David Freeman looks forward to Liverpool’s Champions League return and looks at how the Reds can reach the same level as the likes of Real Madrid and Juventus.

Hard times look set to be behind Liverpool, but with great results come great expectations. Jürgen Klopp held off the customary late surge from Arsenal to seal Champions League qualification.

Although this may have been the primary objective for the season, it marks an impressive campaign for the club. The objective for next season will be vastly different, as Klopp will have to strategise his way to sustained challenges for glory in domestic and European competitions.

Nobody is expecting Klopp to take Liverpool to Champions League glory next season, although imagine the scenes on Merseyside if he did but a club of this stature will expect to deliver a dignified showing in the knockout stages. Liverpool will also be aiming to challenge for the Premier League title, so it is evident that Klopp will require higher quality in the squad to match higher ambitions.

Squad problems

The striker conundrum has yet to be solved, with Daniel Sturridge enduring another disappointing campaign and Divock Origi not at the standard of spearheading an attack chasing success on several fronts. Meanwhile, questions over the goalkeeper and defence refuse to dissipate. If Liverpool are to make a mark on their return to the Champions League then they will need to invest.

It will also be imperative that the club can keep hold of its biggest assets. A talent like Philippe Coutinho will always be coveted by the ilk of Barcelona, with Whoscored.com attesting that the Brazilian makes an average of 2.1 key passes per match. In conjunction with his compatriot Roberto Firmino, a resurgent Adam Lallana and a devastating Sadio Mané, Liverpool have attacking midfield options unparalleled in England. This is an attack ready to grace the biggest stages.

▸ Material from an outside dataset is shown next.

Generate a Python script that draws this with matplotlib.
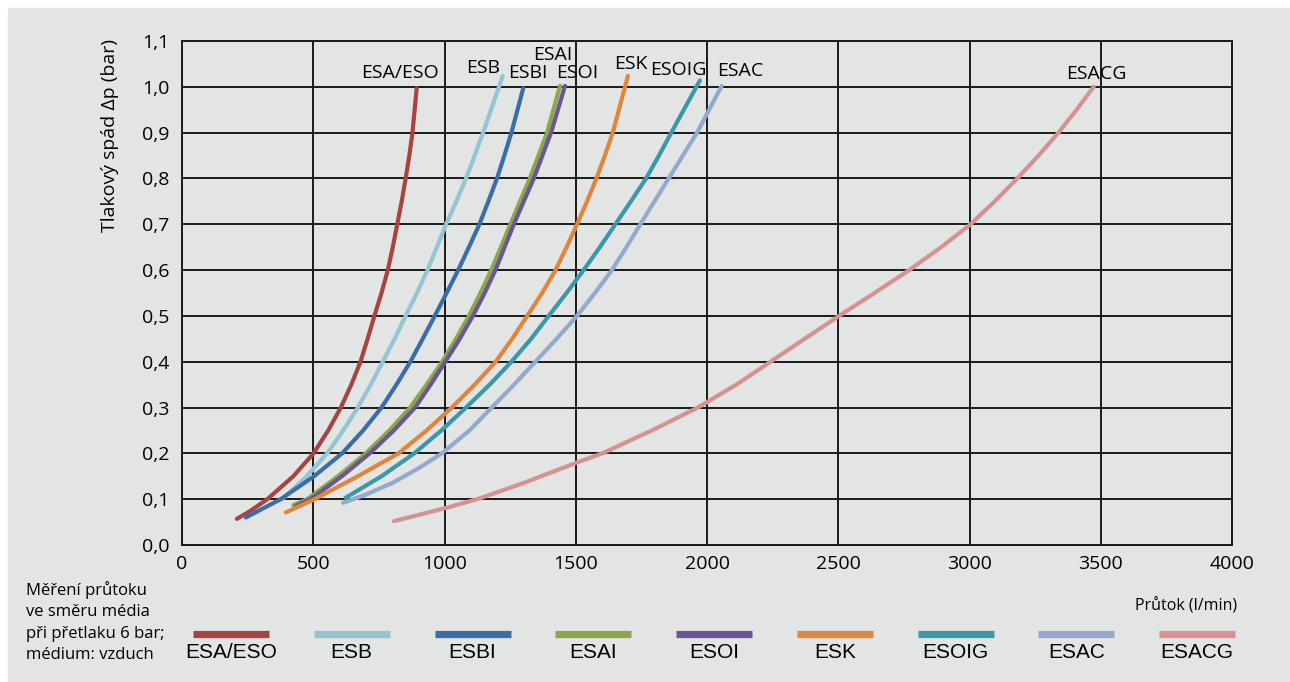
import matplotlib
matplotlib.use("Agg")
import matplotlib.pyplot as plt
from matplotlib.patches import Rectangle
from matplotlib.lines import Line2D

# flow rate (l/min) vs pressure drop (bar)
series_names = ["ESA/ESO", "ESB", "ESBI", "ESAI", "ESOI", "ESK", "ESOIG", "ESAC", "ESACG"]
series_colors = ["#a94341", "#93c5d3", "#3a6ea8", "#8aa84a", "#6b5592",
                 "#e0853a", "#3b98a9", "#93aacc", "#d59290"]

esa_eso_x = [209, 262, 325, 424, 501, 557, 605, 645, 680, 707, 733, 760, 784, 803, 820,
             837, 852, 866, 878, 894]
esa_eso_y = [0.057, 0.075, 0.1, 0.15, 0.2, 0.25, 0.3, 0.35, 0.4, 0.45, 0.5, 0.55, 0.6,
             0.65, 0.7, 0.75, 0.8, 0.85, 0.9, 0.997]

esb_x = [382, 475, 553, 614, 670, 719, 765, 810, 852, 895, 935, 971, 1006, 1045, 1082,
         1115, 1147, 1222]
esb_y = [0.1, 0.15, 0.2, 0.25, 0.3, 0.35, 0.4, 0.45, 0.5, 0.55, 0.6, 0.65, 0.7, 0.75,
         0.8, 0.85, 0.9, 1.024]

esbi_x = [243, 376, 503, 610, 690, 760, 817, 870, 917, 963, 1008, 1052, 1093, 1133, 1167,
          1200, 1228, 1255, 1300]
esbi_y = [0.06, 0.1, 0.15, 0.2, 0.25, 0.3, 0.35, 0.4, 0.45, 0.5, 0.55, 0.6, 0.65, 0.7,
          0.75, 0.8, 0.85, 0.9, 0.997]

esai_x = [424, 477, 594, 700, 790, 869, 932, 991, 1044, 1093, 1137, 1178, 1215, 1251, 1288,
          1325, 1358, 1391, 1440]
esai_y = [0.087, 0.1, 0.15, 0.2, 0.25, 0.3, 0.35, 0.4, 0.45, 0.5, 0.55, 0.6, 0.65, 0.7,
          0.75, 0.8, 0.85, 0.9, 1.002]

esoi_x = [433, 490, 609, 715, 807, 888, 947, 1003, 1058, 1108, 1153, 1194, 1229, 1264, 1302,
          1340, 1373, 1406, 1459]
esoi_y = [0.085, 0.1, 0.15, 0.2, 0.25, 0.3, 0.35, 0.4, 0.45, 0.5, 0.55, 0.6, 0.65, 0.7,
          0.75, 0.8, 0.85, 0.9, 1.002]

esk_x = [395, 505, 670, 825, 932, 1028, 1115, 1195, 1258, 1315, 1372, 1423, 1465, 1505,
         1543, 1579, 1611, 1641, 1699]
esk_y = [0.071, 0.1, 0.15, 0.2, 0.25, 0.3, 0.35, 0.4, 0.45, 0.5, 0.55, 0.6, 0.65, 0.7,
         0.75, 0.8, 0.85, 0.9, 1.024]

esoig_x = [623, 760, 885, 988, 1082, 1172, 1255, 1330, 1397, 1465, 1530, 1592, 1651, 1710,
           1768, 1817, 1864, 1973]
esoig_y = [0.103, 0.15, 0.2, 0.25, 0.3, 0.35, 0.4, 0.45, 0.5, 0.55, 0.6, 0.65, 0.7, 0.75,
           0.8, 0.85, 0.9, 1.014]

esac_x = [614, 700, 800, 900, 990, 1095, 1180, 1265, 1346, 1427, 1505, 1573, 1638, 1693,
          1746, 1800, 1854, 1908, 1962, 2056]
esac_y = [0.092, 0.11, 0.135, 0.167, 0.2, 0.25, 0.3, 0.35, 0.4, 0.45, 0.5, 0.55, 0.6, 0.65,
          0.7, 0.75, 0.8, 0.85, 0.9, 1.002]

esacg_x = [807, 1000, 1125, 1300, 1500, 1601, 1790, 1965, 2112, 2242, 2372, 2503, 2638,
           2770, 2892, 3004, 3096, 3182, 3263, 3339, 3408, 3473]
esacg_y = [0.052, 0.08, 0.1, 0.135, 0.179, 0.2, 0.25, 0.3, 0.35, 0.4, 0.45, 0.5, 0.55,
           0.6, 0.65, 0.7, 0.75, 0.8, 0.85, 0.9, 0.95, 1.0]

series_x = [esa_eso_x, esb_x, esbi_x, esai_x, esoi_x, esk_x, esoig_x, esac_x, esacg_x]
series_y = [esa_eso_y, esb_y, esbi_y, esai_y, esoi_y, esk_y, esoig_y, esac_y, esacg_y]

# curve labels above the top ends (data coords)
label_x = [830, 1147, 1318, 1413, 1505, 1710, 1890, 2128, 3482]
label_y = [1.030, 1.041, 1.030, 1.070, 1.030, 1.049, 1.037, 1.034, 1.027]

x_ticks = list(range(0, 4001, 500))
y_ticks = [i / 10 for i in range(12)]
y_ticklabels = [("%.1f" % v).replace(".", ",") for v in y_ticks]

bg = "#e3e4e4"
ink = "#1a1a1a"
W, H = 1290, 682

fig = plt.figure(figsize=(W / 100, H / 100), dpi=100, facecolor="white")
fig.patches.append(Rectangle((8 / W, 0), 1 - 8 / W, 1 - 8 / H,
                             transform=fig.transFigure, color=bg, zorder=-10))

ax = fig.add_axes([182 / W, 1 - 545 / H, 1050 / W, 504 / H])
ax.set_facecolor(bg)
ax.set_xlim(0, 4000)
ax.set_ylim(0, 1.1)
ax.set_xticks(x_ticks)
ax.set_yticks(y_ticks)
ax.set_yticklabels(y_ticklabels)
ax.tick_params(length=0, labelsize=14, colors="black")
ax.tick_params(axis="x", pad=7)
ax.tick_params(axis="y", pad=9)
for lab in ax.get_xticklabels() + ax.get_yticklabels():
    lab.set_family("Open Sans")
ax.grid(True, color=ink, lw=1.4)
ax.set_axisbelow(True)
for sp in ax.spines.values():
    sp.set_color(ink)
    sp.set_linewidth(1.4)

for xs, ys, col in zip(series_x, series_y, series_colors):
    ax.plot(xs, ys, color=col, lw=3, solid_capstyle="round", solid_joinstyle="round",
            zorder=3, clip_on=False)

for name, lx, ly in zip(series_names, label_x, label_y):
    ax.text(lx, ly, name, ha="center", va="center", fontsize=14,
            family="Open Sans", zorder=4)

fig.text(110 / W, 1 - 136 / H, "Tlakový spád Δp (bar)", rotation=90,
         ha="center", va="center", fontsize=14, family="Open Sans")

fig.text(1237 / W, 1 - 606 / H, "Průtok (l/min)", ha="right", va="center",
         fontsize=11.5, family="Open Sans")

note = ["Měření průtoku", "ve směru média", "při přetlaku 6 bar;", "médium: vzduch"]
for i, line in enumerate(note):
    fig.text(26 / W, 1 - (590 + i * 21.8) / H, line, ha="left", va="center",
             fontsize=12, family="Open Sans")

# legend: bar above each label
for i, (name, col) in enumerate(zip(series_names, series_colors)):
    cx = 231 + i * 120.75
    fig.add_artist(Line2D([(cx - 38) / W, (cx + 38) / W], [1 - 633.5 / H] * 2,
                          transform=fig.transFigure, color=col, lw=5.2,
                          solid_capstyle="butt"))
    fig.text(cx / W, 1 - 653 / H, name, ha="center", va="center",
             fontsize=15, family="Liberation Sans")

fig.savefig("out.png", dpi=100, facecolor=fig.get_facecolor())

The biggest stage in club football

Liverpool will be looking with envy towards Wales for the first time since they coveted Swansea’s Brendan Rodgers and Joe Allen. This time, however, the envy is borne out of a desire to recapture a spot at Europe’s top table and compete in the biggest final. The Champions League final will take place in Cardiff’s Millennium Stadium on June 3rd, with heavyweights Real Madrid and Juventus slugging it out for one of football’s greatest honours.

The red of Liverpool used to be synonymous with European success; Betway have investigated the correlation between Champions League final kits and outcomes, with Liverpool’s iconic home shirt their outfit of choice for their five European Cup triumphs.

One particularly notable fact that the article explains is how AC Milan consider their white shirt, their away kit, as lucky due to its involvement in six titles. Yet when Liverpool beat AC Milan in the 2005 final, the Italians found their shirt lacking in luck, as Liverpool’s red was the colour of victory in one of the great footballing finals.

 

The growing divide

Twelve years is not considered a particularly substantial length of time in most walks of life, but in football, it can feel like an eternity.

In the years since that night in Istanbul, the richest clubs have become even richer. Even though there are rumours of vast financial outlays at Liverpool this summer, as reported on our site, the elite clubs will maintain an economic advantage. Traditional powerhouses like Liverpool and Manchester United have become hamstrung in recent years by an inability to make an impression in the Champions League.

Klopp will be determined to change that, but he is working within unfortunate parameters. Consider the two teams dreaming of Cardiff, whose squads Four Four Two have rated as equally impressive.

Juventus have found strength in their consistent defence, but they have the spending power and the prestige to snatch stars away from their biggest domestic competitors. Having the likes of Gonzalo Higuain and Miralem Pjanic, and their rivals subsequently not having these players, means that the league is less of a struggle and the focus can shift to European nights.

As for Real Madrid, the Spanish club can essentially buy whoever catches their eye. Zinedine Zidane may well prove to be as great a coach as he is a player, but even those who adore Madrid can concede that he is blessed with a remarkable squad. Although there is a fragility to this Madrid side, with an uncomfortable tendency to go behind in games, their firepower means that most setbacks are only temporary; Squawka makes note of the remarkable statistic that Madrid have scored in 64 consecutive matches across all competitions.

Hope for the future

Liverpool face a sizeable task to overcome opposition such as this whilst challenging for the Premier League title, but it is not an insurmountable task. Even though Liverpool’s squad may currently lack the depth in star quality that other clubs can boast, in Klopp they have a manager who is incontrovertibly world class.

World-class players want to play for world-class managers, and with a place in the Champions League to offer Liverpool will be a far more enticing option than a couple of years ago. As already discussed on this site, it is set to be an exciting transfer window at Anfield.

People will probably point to Leicester’s unlikely league triumph as an indicator of how anything can happen so frequently that the fairytale story will eventually become stale, but its sentiment holds true. Anything can happen, and the most important requirement for Champions League success is to be in the Champions League. Liverpool have achieved this, and now will be looking forward to next season with unbridled anticipation.